Countless school infrastructures still have not been repaired years after being ravaged by natural disasters, the University of Puerto Rico is constantly defunded every year, and we face a local sourcing crisis—Puerto Rico imports around 85% of its food and, according to a Vox study, the U.S.-imposed Jones Act of 1920 makes shipping prices, and consequently product prices, incredibly higher than they would be anywhere else, including some states. Daily power outages occur across the whole island due to the gross incompetence of LUMA Energy, the private power company tasked with distributing power in Puerto Rico, and American billionaires are being lured into the island through unregulated tax exemption laws, buying up the shores for their massive beach-front complexes that restrict public access to beaches and ruin ecosystems. These are just some of the most pressing issues on the island under the current PNP administration that The Alliance brings to light, yet, instead of countering this movement with actual proposals and policies that directly address them, PNP candidate Jenniffer González has opted to instill fear instead and spread misinformation about what P.R.’s relationship with the U.S. would look like if Dalmau won the election.

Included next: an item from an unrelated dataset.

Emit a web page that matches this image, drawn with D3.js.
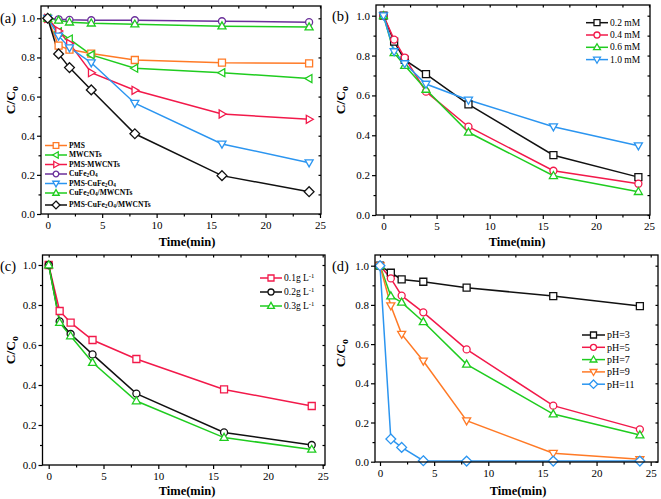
<!DOCTYPE html>
<html><head><meta charset="utf-8">
<script src="https://cdn.jsdelivr.net/npm/d3@7"></script>
<style>body{margin:0;background:#fff}svg{display:block}</style>
</head><body><svg id="c" width="661" height="499"></svg>
<script>
// ---------- data ----------
const times = [0, 1, 2, 4, 8, 16, 24];
const xTicks = [0, 5, 10, 15, 20, 25];
const xMinor = [2.5, 7.5, 12.5, 17.5, 22.5];
const yTicks = [0, 0.2, 0.4, 0.6, 0.8, 1.0];
const yMinor = [0.1, 0.3, 0.5, 0.7, 0.9];
const yTickLabels = ["0.0", "0.2", "0.4", "0.6", "0.8", "1.0"];

// (a)
const aPMS        = [1.0, 0.86, 0.84, 0.82, 0.787, 0.773, 0.77];
const aMWCNTs     = [1.0, 0.93, 0.894, 0.813, 0.745, 0.722, 0.692];
const aPMSMWCNTs  = [1.0, 0.935, 0.872, 0.722, 0.632, 0.511, 0.484];
const aCuFe       = [1.0, 0.995, 0.992, 0.99, 0.99, 0.985, 0.98];
const aPMSCuFe    = [1.0, 0.91, 0.85, 0.773, 0.566, 0.358, 0.262];
const aCuFeMW     = [1.0, 0.99, 0.98, 0.975, 0.97, 0.96, 0.955];
const aPMSCuFeMW  = [1.0, 0.818, 0.748, 0.634, 0.41, 0.196, 0.114];
const aNames = ["PMS", "MWCNTs", "PMS-MWCNTs", "CuFe|2|O|4|", "PMS-CuFe|2|O|4|", "CuFe|2|O|4|/MWCNTs", "PMS-CuFe|2|O|4|/MWCNTs"];

// (b)
const b02 = [1.0, 0.87, 0.778, 0.707, 0.555, 0.30, 0.19];
const b04 = [1.0, 0.88, 0.79, 0.619, 0.443, 0.222, 0.157];
const b06 = [1.0, 0.814, 0.75, 0.63, 0.415, 0.197, 0.117];
const b10 = [1.0, 0.82, 0.76, 0.657, 0.577, 0.443, 0.348];
const bNames = ["0.2 mM", "0.4 mM", "0.6 mM", "1.0 mM"];

// (c)
const c01 = [1.0, 0.77, 0.712, 0.625, 0.53, 0.378, 0.295];
const c02 = [1.0, 0.718, 0.655, 0.553, 0.357, 0.163, 0.10];
const c03 = [1.0, 0.712, 0.645, 0.512, 0.32, 0.137, 0.078];
const cNames = ["0.1g L^-1^", "0.2g L^-1^", "0.3g L^-1^"];

// (d)
const dpH3  = [1.0, 0.964, 0.93, 0.918, 0.888, 0.845, 0.794];
const dpH5  = [1.0, 0.935, 0.847, 0.762, 0.573, 0.286, 0.165];
const dpH7  = [1.0, 0.845, 0.813, 0.714, 0.497, 0.243, 0.136];
const dpH9  = [1.0, 0.796, 0.651, 0.514, 0.209, 0.043, 0.012];
const dpH11 = [1.0, 0.116, 0.073, 0.005, 0.003, 0.003, 0.003];
const dNames = ["pH=3", "pH=5", "pH=7", "pH=9", "pH=11"];

// ---------- styles ----------
const COL = {black:"#111111", red:"#f2194a", green:"#1fcc1f", blue:"#2b95f0", orange:"#ff7a26", purple:"#6a2f9a"};
const FONT = "'Liberation Serif','Times New Roman',serif";

function symPath(type, r) {
  switch (type) {
    case "square": return `M${-r},${-r}h${2*r}v${2*r}h${-2*r}Z`;
    case "circle": return `M${r},0A${r},${r} 0 1 1 ${-r},0A${r},${r} 0 1 1 ${r},0Z`;
    case "up": return `M0,${-r*1.2}L${r*1.15},${r*0.8}L${-r*1.15},${r*0.8}Z`;
    case "down": return `M0,${r*1.2}L${r*1.15},${-r*0.8}L${-r*1.15},${-r*0.8}Z`;
    case "left": return `M${-r*1.2},0L${r*0.8},${-r*1.15}L${r*0.8},${r*1.15}Z`;
    case "right": return `M${r*1.2},0L${-r*0.8},${-r*1.15}L${-r*0.8},${r*1.15}Z`;
    case "diamond": return `M0,${-r*1.4}L${r*1.4},0L0,${r*1.4}L${-r*1.4},0Z`;
  }
}

// write label with |sub| and ^sup^ markup
function richText(sel, str) {
  const parts = str.split(/(\|[^|]*\||\^[^^]*\^)/).filter(s => s.length);
  parts.forEach(p => {
    if (p[0] === "|") sel.append("tspan").attr("baseline-shift", "-28%").attr("font-size", "0.7em").text(p.slice(1, -1));
    else if (p[0] === "^") sel.append("tspan").attr("baseline-shift", "45%").attr("font-size", "0.7em").text(p.slice(1, -1));
    else sel.append("tspan").text(p);
  });
}

const svg = d3.select("#c");

function panel(cfg) {
  const g = svg.append("g");
  const x = d3.scaleLinear().domain([0, 25]).range([cfg.x0, cfg.x25]);
  const y = d3.scaleLinear().domain([0, 1]).range([cfg.y0, cfg.y1]);

  // axes
  const styleAxis = a => {
    a.select(".domain").remove();
    a.selectAll("line").attr("stroke", "#000").attr("stroke-width", 1.2);
    a.selectAll("text").attr("font-family", FONT).attr("font-size", 11).attr("fill", "#000");
  };
  g.append("g").attr("transform", `translate(0,${cfg.B})`)
    .call(d3.axisBottom(x).tickValues(xTicks).tickSize(4).tickPadding(3).tickFormat(d3.format("d"))).call(styleAxis);
  g.append("g").attr("transform", `translate(0,${cfg.B})`)
    .call(d3.axisBottom(x).tickValues(xMinor).tickSize(2.5).tickFormat("")).call(styleAxis);
  g.append("g").attr("transform", `translate(0,${cfg.T})`)
    .call(d3.axisTop(x).tickValues(xTicks.concat(xMinor)).tickSize(-2.5).tickFormat("")).call(styleAxis);
  g.append("g").attr("transform", `translate(${cfg.L},0)`)
    .call(d3.axisLeft(y).tickValues(yTicks).tickSize(4).tickPadding(2).tickFormat((d, i) => yTickLabels[i])).call(styleAxis);
  g.append("g").attr("transform", `translate(${cfg.L},0)`)
    .call(d3.axisLeft(y).tickValues(yMinor).tickSize(2.5).tickFormat("")).call(styleAxis);
  g.append("g").attr("transform", `translate(${cfg.R},0)`)
    .call(d3.axisRight(y).tickValues(yTicks.concat(yMinor)).tickSize(-2.5).tickFormat("")).call(styleAxis);

  // series
  const line = d3.line().x((d, i) => x(times[i])).y(d => y(d));
  cfg.series.forEach(s => {
    g.append("path").datum(s.values).attr("d", line)
      .attr("fill", "none").attr("stroke", s.color).attr("stroke-width", 1.5);
  });
  cfg.series.forEach(s => {
    g.selectAll(null).data(s.values).enter().append("path")
      .attr("transform", (d, i) => `translate(${x(times[i])},${y(d)})`)
      .attr("d", symPath(s.shape, cfg.r || 3.2))
      .attr("fill", "#fff").attr("stroke", s.color).attr("stroke-width", 1.3);
  });

  // frame
  g.append("rect").attr("x", cfg.L).attr("y", cfg.T).attr("width", cfg.R - cfg.L).attr("height", cfg.B - cfg.T)
    .attr("fill", "none").attr("stroke", "#000").attr("stroke-width", 1.3);

  // labels
  g.append("text").attr("x", cfg.xlab[0]).attr("y", cfg.xlab[1]).attr("text-anchor", "middle")
    .attr("font-family", FONT).attr("font-weight", "bold").attr("font-size", 12.5).text("Time(min)");
  const yl = g.append("text").attr("transform", `translate(${cfg.ylab[0]},${cfg.ylab[1]}) rotate(-90)`)
    .attr("text-anchor", "middle").attr("font-family", FONT).attr("font-weight", "bold").attr("font-size", 13.5);
  yl.append("tspan").text("C/C");
  yl.append("tspan").attr("baseline-shift", "-30%").attr("font-size", 10).text("o");
  g.append("text").attr("x", cfg.plab[0]).attr("y", cfg.plab[1]).attr("font-family", FONT)
    .attr("font-size", 14.5).text(cfg.panel);

  // legend
  const lg = cfg.legend;
  cfg.series.forEach((s, i) => {
    const yy = lg.y + i * lg.step + (lg.extra && i === cfg.series.length - 1 ? lg.extra : 0);
    g.append("line").attr("x1", lg.x).attr("x2", lg.x + lg.w).attr("y1", yy).attr("y2", yy)
      .attr("stroke", s.color).attr("stroke-width", 1.5);
    g.append("path").attr("transform", `translate(${lg.x + lg.w / 2},${yy})`)
      .attr("d", symPath(s.shape, lg.r || 3)).attr("fill", "#fff").attr("stroke", s.color).attr("stroke-width", 1.3);
    const t = g.append("text").attr("x", lg.x + lg.w + 2).attr("y", yy + lg.fs * 0.33)
      .attr("font-family", FONT).attr("font-size", lg.fs).attr("font-weight", lg.bold ? "bold" : "normal").attr("fill", "#000");
    richText(t, s.name);
  });
}

panel({
  panel: "(a)", plab: [0, 23], xlab: [187, 246], ylab: [15, 100],
  L: 41, R: 321, T: 6, B: 214, x0: 47.7, x25: 320, y0: 214, y1: 18.3, r: 3.5,
  legend: {x: 45, y: 145.5, step: 9.5, extra: 2.5, w: 22, fs: 7.5, bold: true, r: 2.8},
  series: [
    {name: aNames[0], values: aPMS, color: COL.orange, shape: "square"},
    {name: aNames[1], values: aMWCNTs, color: COL.green, shape: "left"},
    {name: aNames[2], values: aPMSMWCNTs, color: COL.red, shape: "right"},
    {name: aNames[3], values: aCuFe, color: COL.purple, shape: "circle"},
    {name: aNames[4], values: aPMSCuFe, color: COL.blue, shape: "down"},
    {name: aNames[5], values: aCuFeMW, color: COL.green, shape: "up"},
    {name: aNames[6], values: aPMSCuFeMW, color: COL.black, shape: "diamond"}
  ]
});

panel({
  panel: "(b)", plab: [332, 21], xlab: [517, 246], ylab: [345, 100],
  L: 376, R: 650, T: 5, B: 215, x0: 383.5, x25: 649, y0: 215, y1: 15.7, r: 3.5,
  legend: {x: 586, y: 22.7, step: 12.3, w: 22, fs: 9.5, r: 3},
  series: [
    {name: bNames[0], values: b02, color: COL.black, shape: "square"},
    {name: bNames[1], values: b04, color: COL.red, shape: "circle"},
    {name: bNames[2], values: b06, color: COL.green, shape: "up"},
    {name: bNames[3], values: b10, color: COL.blue, shape: "down"}
  ]
});

panel({
  panel: "(c)", plab: [0, 271], xlab: [187, 495], ylab: [15, 350],
  L: 42.5, R: 325, T: 255, B: 465, x0: 48.7, x25: 322.7, y0: 465, y1: 265, r: 3.5,
  legend: {x: 260, y: 278, step: 14, w: 22, fs: 9.5, r: 3},
  series: [
    {name: cNames[0], values: c01, color: COL.red, shape: "square"},
    {name: cNames[1], values: c02, color: COL.black, shape: "circle"},
    {name: cNames[2], values: c03, color: COL.green, shape: "up"}
  ]
});

panel({
  panel: "(d)", plab: [332, 271], xlab: [518, 495], ylab: [345, 353],
  L: 375, R: 658, T: 255, B: 462, x0: 380, x25: 650.7, y0: 461.7, y1: 265.7, r: 3.5,
  legend: {x: 582, y: 335, step: 12.3, w: 23, fs: 10, r: 3},
  series: [
    {name: dNames[0], values: dpH3, color: COL.black, shape: "square"},
    {name: dNames[1], values: dpH5, color: COL.red, shape: "circle"},
    {name: dNames[2], values: dpH7, color: COL.green, shape: "up"},
    {name: dNames[3], values: dpH9, color: COL.orange, shape: "down"},
    {name: dNames[4], values: dpH11, color: COL.blue, shape: "diamond"}
  ]
});
</script></body></html>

For the past 3 months, González has exhausted the baseless rhetoric that Puerto Rico will immediately become a communist nation under Dalmau’s governance, mentioning Cuba, Venezuela, and Hugo Chávez at any given chance as cautionary tales for daring to aspire towards a future free from the serial corruption of her party. She uses fearmongering and takes advantage of the lower class by claiming that a PIP government would stop federal aid like food assistance and Pell Grants from being distributed in P.R. and that the only way to stop this is by voting pro-statehood, another baseless claim that Congresswoman Nydia Velázquez recently disproved. As Resident Commissioner in Washington for 8 years, González knows just as well as Congresswoman Velázquez that what she’s spewing is false, but past prominent voting patterns have demonstrated that most Puerto Ricans fear what life outside of a U.S. context would be like and cast their votes accordingly, even if the island’s currently experiencing some of the worst struggles in its history within that colonial context.

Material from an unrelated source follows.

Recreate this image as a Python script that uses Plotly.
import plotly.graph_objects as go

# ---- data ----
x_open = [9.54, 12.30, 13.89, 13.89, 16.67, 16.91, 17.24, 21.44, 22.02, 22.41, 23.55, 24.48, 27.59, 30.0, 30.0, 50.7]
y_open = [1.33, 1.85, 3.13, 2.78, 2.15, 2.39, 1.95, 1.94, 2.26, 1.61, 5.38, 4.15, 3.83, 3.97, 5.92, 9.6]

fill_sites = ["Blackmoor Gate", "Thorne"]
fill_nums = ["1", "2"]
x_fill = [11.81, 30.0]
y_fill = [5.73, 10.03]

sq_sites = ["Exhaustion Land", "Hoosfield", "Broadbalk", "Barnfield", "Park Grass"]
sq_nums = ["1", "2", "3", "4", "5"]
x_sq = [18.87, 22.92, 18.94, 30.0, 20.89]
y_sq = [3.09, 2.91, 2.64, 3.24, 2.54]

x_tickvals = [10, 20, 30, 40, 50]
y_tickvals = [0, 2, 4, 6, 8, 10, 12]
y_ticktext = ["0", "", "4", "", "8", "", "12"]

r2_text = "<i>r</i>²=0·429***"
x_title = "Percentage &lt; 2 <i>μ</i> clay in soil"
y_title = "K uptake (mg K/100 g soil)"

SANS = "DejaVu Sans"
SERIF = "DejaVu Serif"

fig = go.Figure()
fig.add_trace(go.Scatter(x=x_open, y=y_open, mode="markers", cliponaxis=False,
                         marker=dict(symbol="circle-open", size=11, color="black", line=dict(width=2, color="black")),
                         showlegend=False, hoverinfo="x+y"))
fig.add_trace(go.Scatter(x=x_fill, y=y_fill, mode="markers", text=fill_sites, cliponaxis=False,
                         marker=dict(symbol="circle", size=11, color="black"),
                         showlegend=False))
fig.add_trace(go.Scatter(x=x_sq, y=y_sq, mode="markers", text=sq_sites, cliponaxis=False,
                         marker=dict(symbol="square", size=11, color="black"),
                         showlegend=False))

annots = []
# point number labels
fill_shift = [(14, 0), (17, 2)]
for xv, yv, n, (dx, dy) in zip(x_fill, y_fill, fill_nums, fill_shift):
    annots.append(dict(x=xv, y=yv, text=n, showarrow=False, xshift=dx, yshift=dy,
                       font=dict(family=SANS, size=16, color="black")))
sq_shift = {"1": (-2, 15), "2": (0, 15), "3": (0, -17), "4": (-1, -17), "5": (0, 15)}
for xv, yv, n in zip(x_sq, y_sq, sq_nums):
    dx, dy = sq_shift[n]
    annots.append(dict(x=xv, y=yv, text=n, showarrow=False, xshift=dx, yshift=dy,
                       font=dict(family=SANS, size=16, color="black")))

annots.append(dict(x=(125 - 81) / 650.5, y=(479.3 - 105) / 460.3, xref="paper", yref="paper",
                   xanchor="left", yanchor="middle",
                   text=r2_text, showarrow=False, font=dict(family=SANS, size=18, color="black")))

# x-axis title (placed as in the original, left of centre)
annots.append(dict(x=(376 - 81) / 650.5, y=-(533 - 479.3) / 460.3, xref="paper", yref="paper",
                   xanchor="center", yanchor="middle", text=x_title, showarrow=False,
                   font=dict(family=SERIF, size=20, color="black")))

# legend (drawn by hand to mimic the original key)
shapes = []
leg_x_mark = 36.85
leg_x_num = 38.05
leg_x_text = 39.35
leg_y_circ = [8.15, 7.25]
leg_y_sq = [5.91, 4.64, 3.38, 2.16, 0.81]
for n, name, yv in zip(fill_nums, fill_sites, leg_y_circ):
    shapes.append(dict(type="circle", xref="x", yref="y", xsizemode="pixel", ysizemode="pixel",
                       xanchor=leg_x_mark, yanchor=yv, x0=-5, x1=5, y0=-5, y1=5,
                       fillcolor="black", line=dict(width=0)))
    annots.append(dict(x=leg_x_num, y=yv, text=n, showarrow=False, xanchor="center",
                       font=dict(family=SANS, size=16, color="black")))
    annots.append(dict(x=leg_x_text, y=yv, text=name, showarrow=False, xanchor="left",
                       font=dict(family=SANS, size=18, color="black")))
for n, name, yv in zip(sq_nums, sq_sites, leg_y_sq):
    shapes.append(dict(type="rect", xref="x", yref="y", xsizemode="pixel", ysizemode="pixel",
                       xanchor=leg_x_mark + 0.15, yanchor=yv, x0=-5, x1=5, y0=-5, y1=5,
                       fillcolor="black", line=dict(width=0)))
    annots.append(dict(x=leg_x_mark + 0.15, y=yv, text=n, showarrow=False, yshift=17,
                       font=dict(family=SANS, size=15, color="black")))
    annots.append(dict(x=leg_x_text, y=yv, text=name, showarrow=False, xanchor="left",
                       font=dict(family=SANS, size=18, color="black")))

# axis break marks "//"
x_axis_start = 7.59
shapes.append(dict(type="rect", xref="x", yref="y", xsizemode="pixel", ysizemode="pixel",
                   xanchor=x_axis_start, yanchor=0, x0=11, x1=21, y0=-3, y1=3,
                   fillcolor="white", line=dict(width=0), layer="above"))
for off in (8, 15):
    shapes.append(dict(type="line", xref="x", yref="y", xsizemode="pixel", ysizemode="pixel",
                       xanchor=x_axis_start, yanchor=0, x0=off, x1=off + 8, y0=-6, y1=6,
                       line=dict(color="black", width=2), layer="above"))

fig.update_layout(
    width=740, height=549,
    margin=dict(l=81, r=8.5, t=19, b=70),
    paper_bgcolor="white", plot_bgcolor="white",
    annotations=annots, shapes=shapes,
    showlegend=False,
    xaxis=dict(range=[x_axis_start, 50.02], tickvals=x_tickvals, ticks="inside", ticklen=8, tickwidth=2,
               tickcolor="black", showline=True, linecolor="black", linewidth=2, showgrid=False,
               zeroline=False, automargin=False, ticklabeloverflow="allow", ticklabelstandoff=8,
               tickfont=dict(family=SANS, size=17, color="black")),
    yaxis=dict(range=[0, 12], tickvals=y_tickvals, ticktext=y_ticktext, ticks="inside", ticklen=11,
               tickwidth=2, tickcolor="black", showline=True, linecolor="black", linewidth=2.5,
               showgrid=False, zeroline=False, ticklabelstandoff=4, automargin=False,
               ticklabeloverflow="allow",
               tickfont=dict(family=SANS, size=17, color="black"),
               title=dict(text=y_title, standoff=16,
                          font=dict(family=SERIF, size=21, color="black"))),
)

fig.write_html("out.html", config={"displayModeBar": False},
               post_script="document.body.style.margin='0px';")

“I think it is very sad that so many people have been taught to think that the United States is our only salvation,” states Pereda. “At the moment, status should not be our priority… We have so many other issues. We should be voting for people who want to create a better future for our island and not just vote for people who claim to represent whatever status we want for Puerto Rico. It is very frustrating that many people cannot see the candidates for their individual assets, but instead focus only on their political affiliations. Still, I have hope that this year, things are changing.”

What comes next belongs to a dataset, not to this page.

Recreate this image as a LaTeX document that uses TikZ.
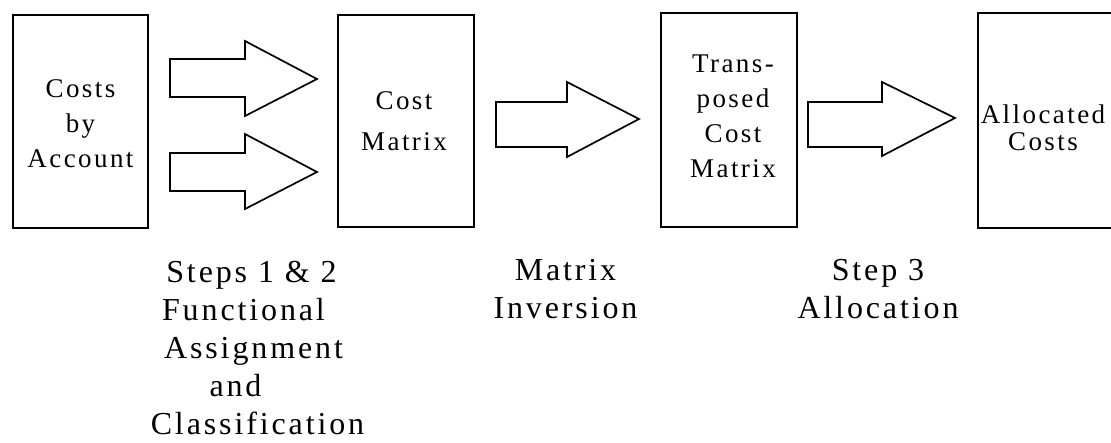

Puerto Rico is in dire need of a change this year, maybe more than ever before. Neither its people, its schools, nor its shores can sustain another 4 years of PNP-PPD leadership, where history has proven that it’s guaranteed that personal and outside interests will override the needs of the people. This election is too important for it to continue to be framed as a matter of advancing a specific party’s agenda relating to the U.S. It’s not until we decentralize our relationship with the United States when dealing with critical local issues and begin a collective process of decolonization that we’ll ever be within reach of the dignified future Puerto Ricans deserve, starting by resisting insulting scare tactics and getting out to vote in favor of change.